Dourado, Grace KZS;Stanilka, Joy M;Percival, Susan S;Cesar, Thais B
Asian Pacific Journal of Cancer Prevention
/
제16권15호
/
pp.6491-6499
/
2015
Background: Red-fleshed sweet orange juice (ROJ) comes from a new variety of citrus cultivated in Brazil that contains high levels of ${\beta}$-carotene and lycopene, and similar amounts of hesperidin (HSP) and nutrients, equivalently to blond orange juice (BOJ). Such bioactive compounds are associated with chemopreventive actions in several cancer cell lines. The purpose of this study was to examine the cytotoxicity, cell cycle, apoptosis, and cytokine secretion after BOJ, ROJ, and HSP treatment of a novel T acute lymphoblastic leukemia cell line, Loucy. Materials and Methods: Loucy cells were incubated for 24-h with BOJ, ROJ, and HSP, and the viability was measured using trypan blue. Cell cycling and apoptosis were assessed by propidium iodide (PI) and annexin V-FITC/PI flow cytometry, respectively. Secretion of cytokines $IL-1{\alpha}$, $IL1-{\beta}$, IL-2, IL-4, IL-6, IL-10, IL-17A, $IFN{\gamma}$, $TNF{\alpha}$, $TGF{\beta}$, $MIP{\alpha}$, and $MIP{\beta}$ was determined by ELISA array. Results: BOJ and ROJ treatments promoted Loucy cell cytotoxicity. Additionally, BOJ induced cell cycle arrest in the G0/G1 phase, and decreased the cell accumulation in the G2/M. ROJ decreased only the G0/G1 fraction, while HSP did not change the cell cycle.
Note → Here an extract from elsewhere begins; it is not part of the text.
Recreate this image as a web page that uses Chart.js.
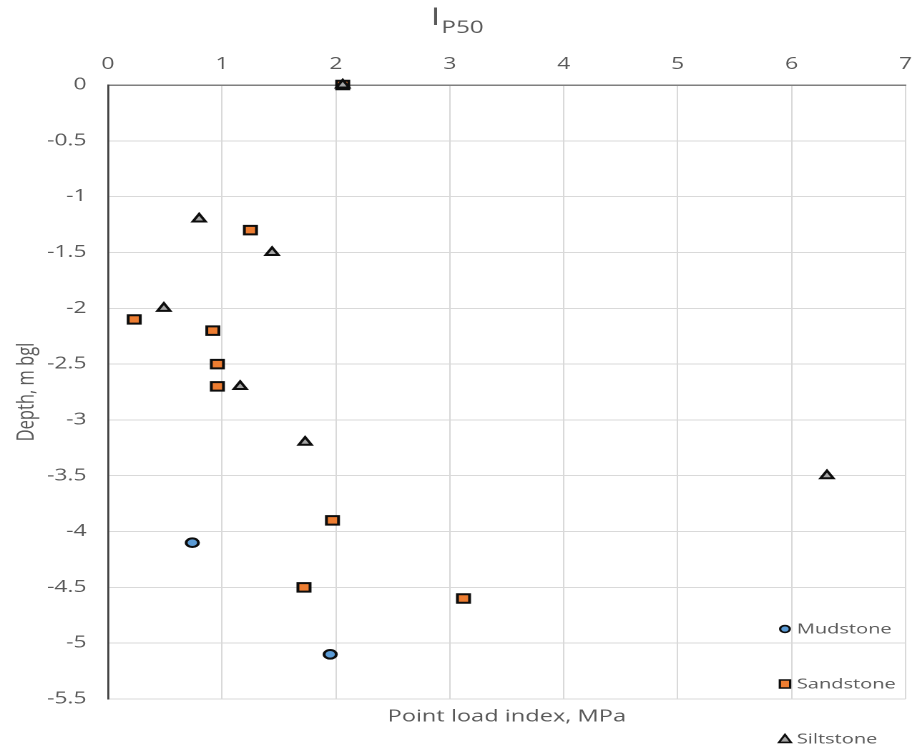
<!DOCTYPE html>
<html>
<head>
<meta charset="utf-8">
<script src="https://cdn.jsdelivr.net/npm/chart.js@4/dist/chart.umd.min.js"></script>
<style>
  html, body { margin: 0; padding: 0; background: #fff; overflow: hidden; }
  /* the plot is laid out narrow and widened horizontally */
  #wrap { position: absolute; left: 0; top: 0; width: 641px; height: 754px;
          transform: scaleX(1.4306); transform-origin: 0 0; }
</style>
</head>
<body>
<div id="wrap"><canvas id="chart"></canvas></div>
<script>
// Point load index I_P50 (MPa) against depth (m bgl)
const mudstoneIndex = [0.74, 1.95];
const mudstoneDepth = [-4.1, -5.1];

const sandstoneIndex = [2.06, 1.25, 0.23, 0.92, 0.96, 0.96, 1.97, 1.72, 3.12];
const sandstoneDepth = [0, -1.3, -2.1, -2.2, -2.5, -2.7, -3.9, -4.5, -4.6];

const siltstoneIndex = [2.06, 0.80, 1.44, 0.49, 1.16, 1.73, 6.31];
const siltstoneDepth = [0, -1.2, -1.5, -2.0, -2.7, -3.2, -3.5];

const seriesNames = ['Mudstone', 'Sandstone', 'Siltstone'];

const indexTickValues = [0, 1, 2, 3, 4, 5, 6, 7];
const indexTickLabels = ['0', '1', '2', '3', '4', '5', '6', '7'];
const depthTickValues = [0, -0.5, -1, -1.5, -2, -2.5, -3, -3.5, -4, -4.5, -5, -5.5];
const depthTickLabels = ['0', '-0.5', '-1', '-1.5', '-2', '-2.5', '-3', '-3.5', '-4', '-4.5', '-5', '-5.5'];

const axisTitleX = 'Point load index, MPa';
const axisTitleY = 'Depth, m bgl';
const titleMain = 'I';
const titleSub = 'P50';

const FONT = "'Open Sans', sans-serif";
const TEXT = '#595959';
const EDGE = '#0d0d0d';
const COLORS = ['#5B9BD5', '#ED7D31', '#A5A5A5'];
const STYLES = ['circle', 'rect', 'triangle'];

function toPoints(xs, ys) {
  return xs.map((x, i) => ({ x: x, y: ys[i] }));
}

function labelFor(values, labels, v) {
  const i = values.findIndex(t => Math.abs(t - v) < 1e-9);
  return i < 0 ? '' : labels[i];
}

// Titles and the series key drawn on top of the plot
const annotations = {
  id: 'annotations',
  afterDraw(chart) {
    const ctx = chart.ctx;
    const area = chart.chartArea;
    ctx.save();
    ctx.fillStyle = TEXT;
    ctx.textBaseline = 'alphabetic';
    ctx.textAlign = 'left';

    // main title with subscript
    ctx.font = '25px ' + FONT;
    ctx.fillText(titleMain, 301, 25);
    const w = ctx.measureText(titleMain).width;
    ctx.font = '17px ' + FONT;
    ctx.fillText(titleSub, 301 + w + 0.5, 33);

    // value axis title below the plot
    ctx.font = '16.5px ' + FONT;
    ctx.textAlign = 'center';
    ctx.textBaseline = 'middle';
    ctx.fillText(axisTitleX, (area.left + area.right) / 2, 717);

    // series key
    const keyY = [629, 684, 739];
    const mx = 548.7;
    chart.data.datasets.forEach((ds, i) => {
      const y = keyY[i];
      ctx.fillStyle = ds.backgroundColor;
      ctx.strokeStyle = EDGE;
      ctx.lineWidth = 1.6;
      ctx.beginPath();
      if (STYLES[i] === 'circle') {
        ctx.arc(mx, y, 3.4, 0, Math.PI * 2);
      } else if (STYLES[i] === 'rect') {
        ctx.rect(mx - 3.6, y - 4, 7.2, 8);
      } else {
        ctx.moveTo(mx, y - 4.4);
        ctx.lineTo(mx + 4.2, y + 3.4);
        ctx.lineTo(mx - 4.2, y + 3.4);
        ctx.closePath();
      }
      ctx.fill();
      ctx.stroke();
      ctx.fillStyle = TEXT;
      ctx.font = '14px ' + FONT;
      ctx.textAlign = 'left';
      ctx.textBaseline = 'middle';
      ctx.fillText(ds.label, 557, y + 0.5);
    });
    ctx.restore();
  }
};

const datasets = [
  { label: seriesNames[0], data: toPoints(mudstoneIndex, mudstoneDepth), pointStyle: 'circle', pointRadius: 4.3, order: 2 },
  { label: seriesNames[1], data: toPoints(sandstoneIndex, sandstoneDepth), pointStyle: 'rect', pointRadius: 6.0, order: 1 },
  { label: seriesNames[2], data: toPoints(siltstoneIndex, siltstoneDepth), pointStyle: 'triangle', pointRadius: 5.1, order: 0 }
].map((d, i) => Object.assign(d, {
  backgroundColor: COLORS[i],
  borderColor: EDGE,
  borderWidth: 2,
  pointHoverRadius: d.pointRadius,
  showLine: false,
  clip: false
}));

new Chart(document.getElementById('chart'), {
  type: 'scatter',
  data: { datasets: datasets },
  plugins: [annotations],
  options: {
    responsive: true,
    maintainAspectRatio: false,
    devicePixelRatio: 2,
    animation: false,
    events: [],
    layout: { padding: { left: 0, right: 7, top: 0, bottom: 55 } },
    plugins: {
      legend: { display: false },
      tooltip: { enabled: false },
      title: { display: false }
    },
    scales: {
      x: {
        type: 'linear',
        position: 'top',
        min: 0,
        max: 7,
        afterBuildTicks(scale) { scale.ticks = indexTickValues.map(v => ({ value: v })); },
        afterFit(scale) {
          scale.height = 85;
          scale.paddingLeft = 0;
          scale.paddingRight = 0;
        },
        grid: { color: '#d9d9d9', lineWidth: 1, drawTicks: false },
        border: { color: '#7f7f7f', width: 1.5 },
        ticks: {
          padding: 11,
          color: TEXT,
          font: { family: FONT, size: 16 },
          callback: v => labelFor(indexTickValues, indexTickLabels, v)
        }
      },
      y: {
        type: 'linear',
        min: -5.5,
        max: 0,
        afterBuildTicks(scale) { scale.ticks = depthTickValues.slice().reverse().map(v => ({ value: v })); },
        afterFit(scale) {
          scale.width = 75.5;
          scale.paddingTop = 0;
          scale.paddingBottom = 0;
        },
        grid: { color: '#d9d9d9', lineWidth: 1, drawTicks: false },
        border: { color: '#404040', width: 1.4 },
        title: {
          display: true,
          text: axisTitleY,
          color: TEXT,
          font: { family: FONT, size: 16.5 },
          padding: { top: 9, bottom: 0 }
        },
        ticks: {
          padding: 15,
          color: TEXT,
          font: { family: FONT, size: 16 },
          callback: v => labelFor(depthTickValues, depthTickLabels, v)
        }
      }
    }
  }
});
</script>
</body>
</html>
BOJ led to apoptosis in a different fashion of ROJ, while the first treatment induced apoptosis by increase of late apoptosis and primary necrotic fractions, the second increased early and late apoptosis, and primary necrotic fraction compared to positive controls. HSP had no effect on apoptosis. IL-6 and IL-10 were abrogated by all treatments. Conclusions: Taking together, these results suggest potential chemopreventive effects of BOJ and ROJ on Loucy cells.